■ **Data excerpt**
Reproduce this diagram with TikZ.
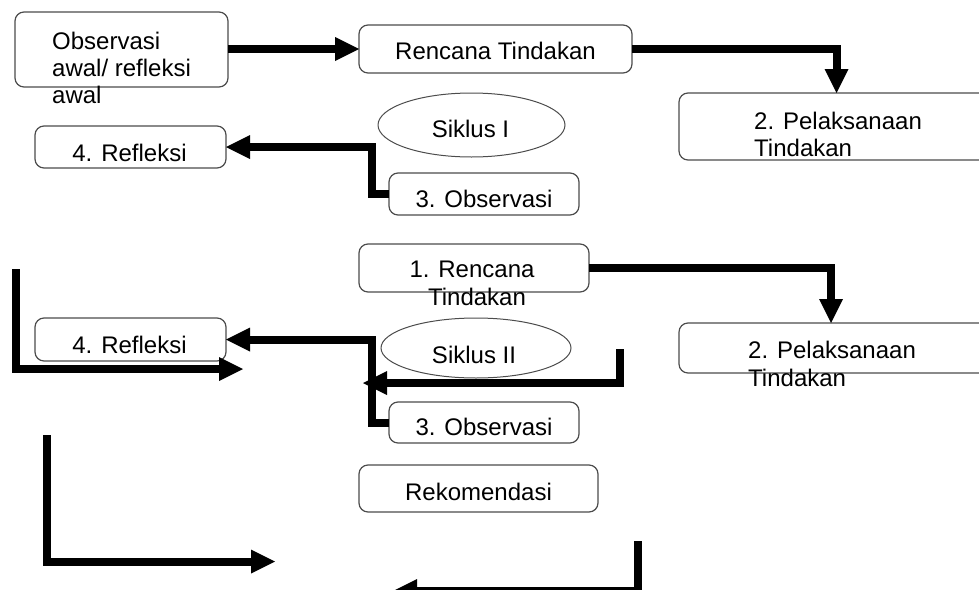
\documentclass[tikz,border=0pt]{standalone}
\usepackage{fontspec}
\setmainfont{Liberation Sans}
\usetikzlibrary{arrows.meta,shapes.geometric}
\tikzset{
  box/.style={draw=black!70, line width=1.2pt, rounded corners=9pt, rectangle, inner sep=0pt, outer sep=0pt},
  oval/.style={draw=black!70, line width=1pt, ellipse, inner sep=0pt, outer sep=0pt},
  txt/.style={font=\fontsize{24}{27.6}\selectfont, inner sep=0pt, text=black},
  flow/.style={line width=8pt, -{Triangle[length=24pt,width=24pt,line width=0pt]}},
}
\begin{document}
\begin{tikzpicture}[x=1pt,y=-1pt]
\useasboundingbox (0,0) rectangle (979,589);
% boxes
\node[box, minimum width=213pt, minimum height=75pt] (obs) at (121.5,49.5) {};
\node[box, minimum width=273pt, minimum height=48pt] (ren1) at (495.5,49) {};
\node[box, minimum width=315pt, minimum height=67pt] (pel1) at (836.5,126.5) {};
\node[box, minimum width=191pt, minimum height=42pt] (refl1) at (130.5,147) {};
\node[oval, minimum width=187pt, minimum height=64pt] (sik1) at (471.5,125) {};
\node[box, minimum width=190pt, minimum height=42pt] (obsA) at (484,194) {};
\node[box, minimum width=230pt, minimum height=48pt] (ren2) at (474,268) {};
\node[box, minimum width=315pt, minimum height=50pt] (pel2) at (836.5,348) {};
\node[box, minimum width=191pt, minimum height=43pt] (refl2) at (130.5,339.5) {};
\node[oval, minimum width=190pt, minimum height=60pt] (sik2) at (476,348) {};
\node[box, minimum width=190pt, minimum height=41pt] (obsB) at (484,422.5) {};
\node[box, minimum width=239pt, minimum height=47pt] (rek) at (478.5,488.5) {};
% texts
\node[txt, anchor=base west] (obsT1) at (52,49) {Observasi};
\node[txt, anchor=base west] (obsT2) at (52,76) {awal/ refleksi};
\node[txt, anchor=base west] (obsT3) at (52,103) {awal};
\node[txt, anchor=base] (ren1T) at (495.5,59) {Rencana Tindakan};
\node[txt, anchor=base west] (pel1T1) at (754,129) {2. Pelaksanaan};
\node[txt, anchor=base west] (pel1T2) at (754,156) {Tindakan};
\node[txt, anchor=base] (refl1T) at (129.5,161) {4. Refleksi};
\node[txt, anchor=base] (sik1T) at (470.5,137) {Siklus I};
\node[txt, anchor=base] (obsAT) at (484,207) {3. Observasi};
\node[txt, anchor=base] (ren2T1) at (472,277) {1. Rencana};
\node[txt, anchor=base] (ren2T2) at (477,305) {Tindakan};
\node[txt, anchor=base west] (pel2T1) at (748,358) {2. Pelaksanaan};
\node[txt, anchor=base west] (pel2T2) at (748,386) {Tindakan};
\node[txt, anchor=base] (refl2T) at (129.5,353) {4. Refleksi};
\node[txt, anchor=base] (sik2T) at (474,363) {Siklus II};
\node[txt, anchor=base] (obsBT) at (484,435) {3. Observasi};
\node[txt, anchor=base] (rekT) at (478.5,500) {Rekomendasi};
% connectors
\draw[flow] (obs.east |- ren1.west) -- (ren1.west);
\draw[flow] (ren1.east) -| (pel1.north);
\draw[flow] (obsA.west) -- ++(-17,0) |- (refl1.east);
\draw[flow] (ren2.east) -| ([xshift=-5.5pt]pel2.north);
\draw[flow] (obsB.west) -- ++(-17,0) |- (refl2.east);
% free arrows
\coordinate (fa) at (620,349); \coordinate (fae) at (363,383);
\coordinate (fb) at (15.5,269); \coordinate (fbe) at (243,369);
\coordinate (fc) at (47,435); \coordinate (fce) at (275,561.5);
\coordinate (fd) at (638,541); \coordinate (fde) at (393,591);
\draw[flow] (fa) |- (fae);
\draw[flow] (fb) |- (fbe);
\draw[flow] (fc) |- (fce);
\draw[flow] (fd) |- (fde);
\end{tikzpicture}
\end{document}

■ **What to work on**
Your task is to repeat the data above exactly while excluding the pictures.

■ **Solved problem**
Reproduce this diagram with TikZ.
\documentclass[tikz,border=0pt]{standalone}
\usepackage{fontspec}
\setmainfont{Liberation Sans}
\usetikzlibrary{arrows.meta,shapes.geometric}
\tikzset{
  box/.style={draw=black!70, line width=1.2pt, rounded corners=9pt, rectangle, inner sep=0pt, outer sep=0pt},
  oval/.style={draw=black!70, line width=1pt, ellipse, inner sep=0pt, outer sep=0pt},
  txt/.style={font=\fontsize{24}{27.6}\selectfont, inner sep=0pt, text=black},
  flow/.style={line width=8pt, -{Triangle[length=24pt,width=24pt,line width=0pt]}},
}
\begin{document}
\begin{tikzpicture}[x=1pt,y=-1pt]
\useasboundingbox (0,0) rectangle (979,589);
% boxes
\node[box, minimum width=213pt, minimum height=75pt] (obs) at (121.5,49.5) {};
\node[box, minimum width=273pt, minimum height=48pt] (ren1) at (495.5,49) {};
\node[box, minimum width=315pt, minimum height=67pt] (pel1) at (836.5,126.5) {};
\node[box, minimum width=191pt, minimum height=42pt] (refl1) at (130.5,147) {};
\node[oval, minimum width=187pt, minimum height=64pt] (sik1) at (471.5,125) {};
\node[box, minimum width=190pt, minimum height=42pt] (obsA) at (484,194) {};
\node[box, minimum width=230pt, minimum height=48pt] (ren2) at (474,268) {};
\node[box, minimum width=315pt, minimum height=50pt] (pel2) at (836.5,348) {};
\node[box, minimum width=191pt, minimum height=43pt] (refl2) at (130.5,339.5) {};
\node[oval, minimum width=190pt, minimum height=60pt] (sik2) at (476,348) {};
\node[box, minimum width=190pt, minimum height=41pt] (obsB) at (484,422.5) {};
\node[box, minimum width=239pt, minimum height=47pt] (rek) at (478.5,488.5) {};
% texts
\node[txt, anchor=base west] (obsT1) at (52,49) {Observasi};
\node[txt, anchor=base west] (obsT2) at (52,76) {awal/ refleksi};
\node[txt, anchor=base west] (obsT3) at (52,103) {awal};
\node[txt, anchor=base] (ren1T) at (495.5,59) {Rencana Tindakan};
\node[txt, anchor=base west] (pel1T1) at (754,129) {2. Pelaksanaan};
\node[txt, anchor=base west] (pel1T2) at (754,156) {Tindakan};
\node[txt, anchor=base] (refl1T) at (129.5,161) {4. Refleksi};
\node[txt, anchor=base] (sik1T) at (470.5,137) {Siklus I};
\node[txt, anchor=base] (obsAT) at (484,207) {3. Observasi};
\node[txt, anchor=base] (ren2T1) at (472,277) {1. Rencana};
\node[txt, anchor=base] (ren2T2) at (477,305) {Tindakan};
\node[txt, anchor=base west] (pel2T1) at (748,358) {2. Pelaksanaan};
\node[txt, anchor=base west] (pel2T2) at (748,386) {Tindakan};
\node[txt, anchor=base] (refl2T) at (129.5,353) {4. Refleksi};
\node[txt, anchor=base] (sik2T) at (474,363) {Siklus II};
\node[txt, anchor=base] (obsBT) at (484,435) {3. Observasi};
\node[txt, anchor=base] (rekT) at (478.5,500) {Rekomendasi};
% connectors
\draw[flow] (obs.east |- ren1.west) -- (ren1.west);
\draw[flow] (ren1.east) -| (pel1.north);
\draw[flow] (obsA.west) -- ++(-17,0) |- (refl1.east);
\draw[flow] (ren2.east) -| ([xshift=-5.5pt]pel2.north);
\draw[flow] (obsB.west) -- ++(-17,0) |- (refl2.east);
% free arrows
\coordinate (fa) at (620,349); \coordinate (fae) at (363,383);
\coordinate (fb) at (15.5,269); \coordinate (fbe) at (243,369);
\coordinate (fc) at (47,435); \coordinate (fce) at (275,561.5);
\coordinate (fd) at (638,541); \coordinate (fde) at (393,591);
\draw[flow] (fa) |- (fae);
\draw[flow] (fb) |- (fbe);
\draw[flow] (fc) |- (fce);
\draw[flow] (fd) |- (fde);
\end{tikzpicture}
\end{document}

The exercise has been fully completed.